After a few practice rounds on the track, begin walking down the street. Use mailboxes, light poles, etc. as landmarks for when to reward. Continue to give the reward earned cue before the leash tightens. If the leash tightens then say "Oops!" and take 3 steps backward before moving forward again.

About Turns are useful if you need to move your dog away from something quickly, such as a loose dog, cat, or squirrel.

TROUBLESHOOTING

At this stage in training, you should be taking a lot of steps before the leash begins to tighten. If not, check this list to find out why.
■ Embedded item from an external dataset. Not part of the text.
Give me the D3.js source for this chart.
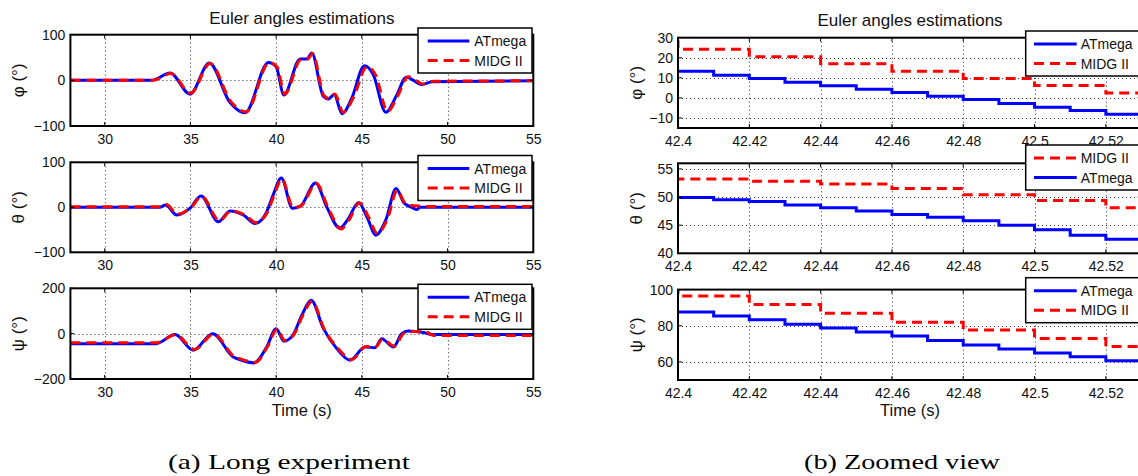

  • Is your dog being rewarded for pulling? Every step forward on a tight leash is like giving a piece of chicken and saying "Good job, keep doing that!" Stop walking and take 3 steps back if the leash gets tight. Reward faster and more frequently for loose leash.

  • Is your dog too wound up? Exercise them a little bit before the walk with a game of fetch or tug. Have them Sit and Wait to have the leash attached and before opening the door.

 

Week 5

1.

Repeat the steps from Week 4, but this time About Turn to the LEFT. Practice changes of pace (Slow, Normal, Fast).

2.

Ask Fluffy to "Sit" and "Wait" while you put their collar and leash on. Stop if they get up. The leash only goes on if Fluffy is sitting still. If it's taking too long for Fluffy to settle, put the leash away and wait 5 minutes then try again. 

3.

Ask Fluffy to "Sit" and "Wait" while you open the door. If Fluffy gets up, close the door until s/he sits again. It might take 30 minutes to get out the door the first time. Don't give up!

4.

During the walk, "Yes" and treat before the leash tightens. Periodically "Yes" and treat for maintaining a loose leash. Use landmarks like mailboxes and light posts, extending the distance between treats over time.

5.

Periodically give Fluffy permission to "go sniff" as a reward for a loose leash. When you're ready to move forward again, cue "let's go" to indicate that sniff time is done.

TIP: If your dog is super interested in something and tries pulling toward it, use it as a training opportunity! As long as it is safe to approach, walk toward it. If the leash tightens, take 3 backward steps and start again. The only way to get to it is with a loose leash!